IBM can look to the future because it seems to have a concise vision that the company is behind and the infighting at IBM appears to be at a historic low. If Sony has a vision, it is lost in the apparently lack of cooperation between its divisions and that creates a tactical environment where quarterly results are disappointing and it is impossible to think strategically. It suggests a cart-and-horse issue where if you are operating well and thinking strategically, it is easy to do so, but if you aren't, the tactical problems overwhelm your ability to think strategically and lock you into a tactically fueled declining path.

 

In short, IBM can think strategically because it is in good shape and it thought strategically. Sony can't because it has been so tactical that it is overwhelmed by tactical problems and strategic thinking has become impossible. Kind of fascinating.

 

Wrapping Up

 

The big lessons from this session, and particularly the contrast between Sir Howard Stringer from Sony and Sam Palmisano from IBM, showcases both the need for a fact-based vision and the problem in firms and governments where leaders can't lead. IBM is a systematic success because it looks at the future and the company marches together to achieve it. Sony is so complex that it is not even certain the same future can be agreed across the firm, let alone a consistent effort to achieve it.

 

IBM's final statement was that to solve problems you need to stand together and it means to stand with other companies like Sony to accomplish its goals. For Sony, if it can't first operate as a company, then it can't possibly be a viable member of a team accomplishing something bigger.
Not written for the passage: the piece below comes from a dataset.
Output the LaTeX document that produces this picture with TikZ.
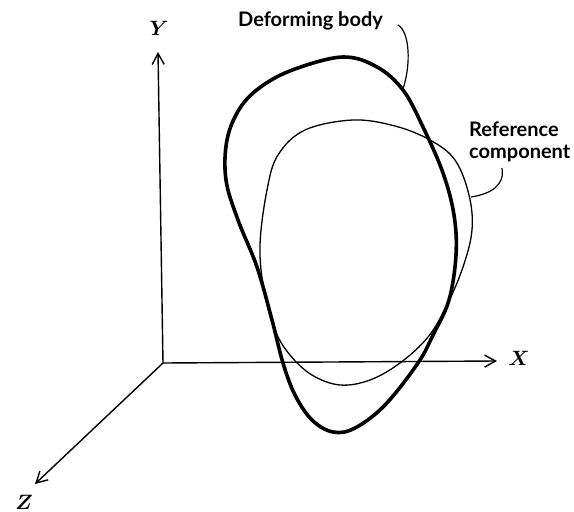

Sony's problems are shared by companies like Google, Yahoo, Microsoft, Research In Motion and the U.S. government - all of which are struggling to find a successful strategic vision and are being hurt by tactical thinking at nearly all levels.

 

In the end, over a few moments, it was clear why companies like Sony are having difficulty winning while IBM can't lose. IBM knows where the goal is and is running like hell to get there, while others are either running in place or in the wrong direction because they don't have the time to locate the strategic goal. Something to think about this week is that Sony could be massively successful if it made some of the hard decisions to get rid of non-strategic businesses IBM did. You wonder if the most valuable thing that Sony's CEO has done this year is be on a panel with IBM.

 

The moderator's takeaway: Successful companies need to be open, optimistic and on the offensive.